1. First page will be a blank page.

2. Kernel symbol table is read from swap device into the vmcore.*, uncompress
it (nothing happens here, as it was not compressed in the first hand) and
then write to it unix.*;
Which means we don't need to pull over unix.* while copying over the crash
dumps, we can extract it from vmcore.* (some more fun....). All we need
to do is: open vmcore.*; seek by 8192; and then read dumphdr.dump_ksyms_size
bytes into unix.*

(Now the question is: as we don't have access to swap device, how do we
find out the value of dumphdr.dump_ksyms_size?

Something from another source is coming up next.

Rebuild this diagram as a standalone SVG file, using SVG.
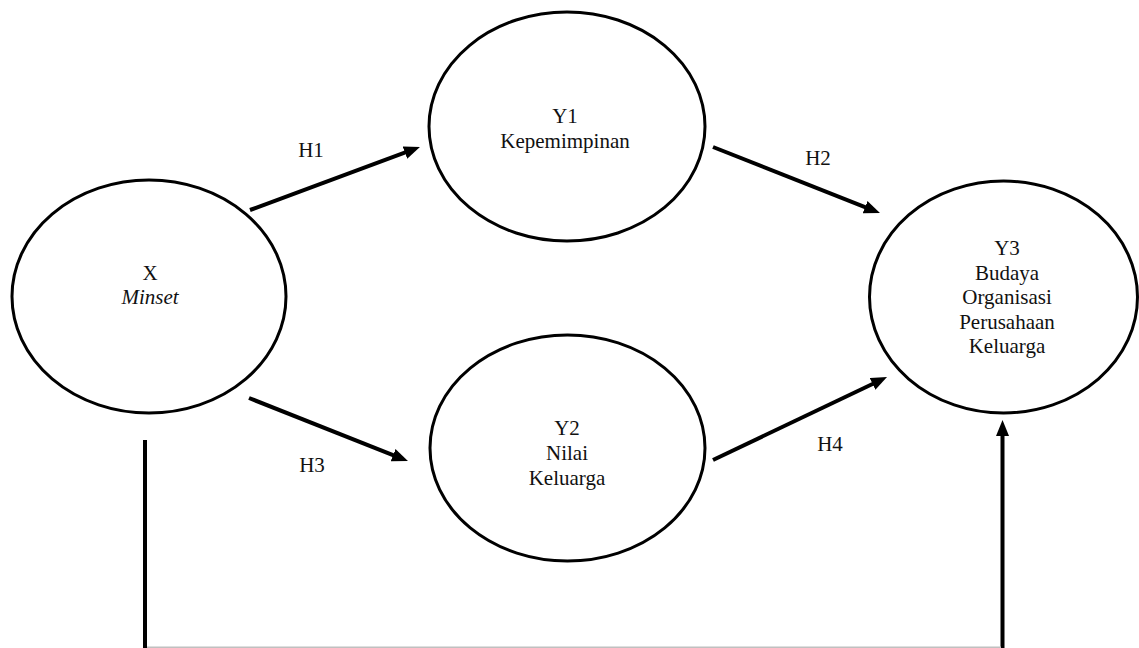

The thing is point-1 is wrong - First page is not exactly blank - but it
contains coredhr - so read dumphdr_t bytes from offset:0 and then get
corehdr.dump_ksyms_size bytes, populate unix.* with that many bytes from
vmcore.* - Now we have a unix.* !!

3. Pfn table is dumped next. As the above diagram indicates, we need to
dump (dump_npages * sizeof(pfn_t)) bytes from appropriate offset i.e
dumphdr.dump_pfn

4. Now we create the page transalation info by reading the contents from
swap device at offset: 'page xlation map start' - in swap device data
type is mem_vtop_t and in core file its: dump_map_t

struct dump_map {
offset_t dm_first;
offset_t dm_next;
offset_t dm_data;
struct as *dm_as;
uintptr_t dm_va;
}

There will be 'dump_nvtop' mem_vtop_t structures in swap device.
'dump_nvtop' can be higher than or equal or 'dump_npages' - as a page
could have been mapped at multiple VAes.

Now we read each mem_vtop_t, look at its PFN, then find out its location
in pfn_map (created in step 3) and update the 'dm_data' variable as
follows:

dm_data = (dump_data + (location * PAGESIZE))

For 'dump_data_start', please refer to the below figure.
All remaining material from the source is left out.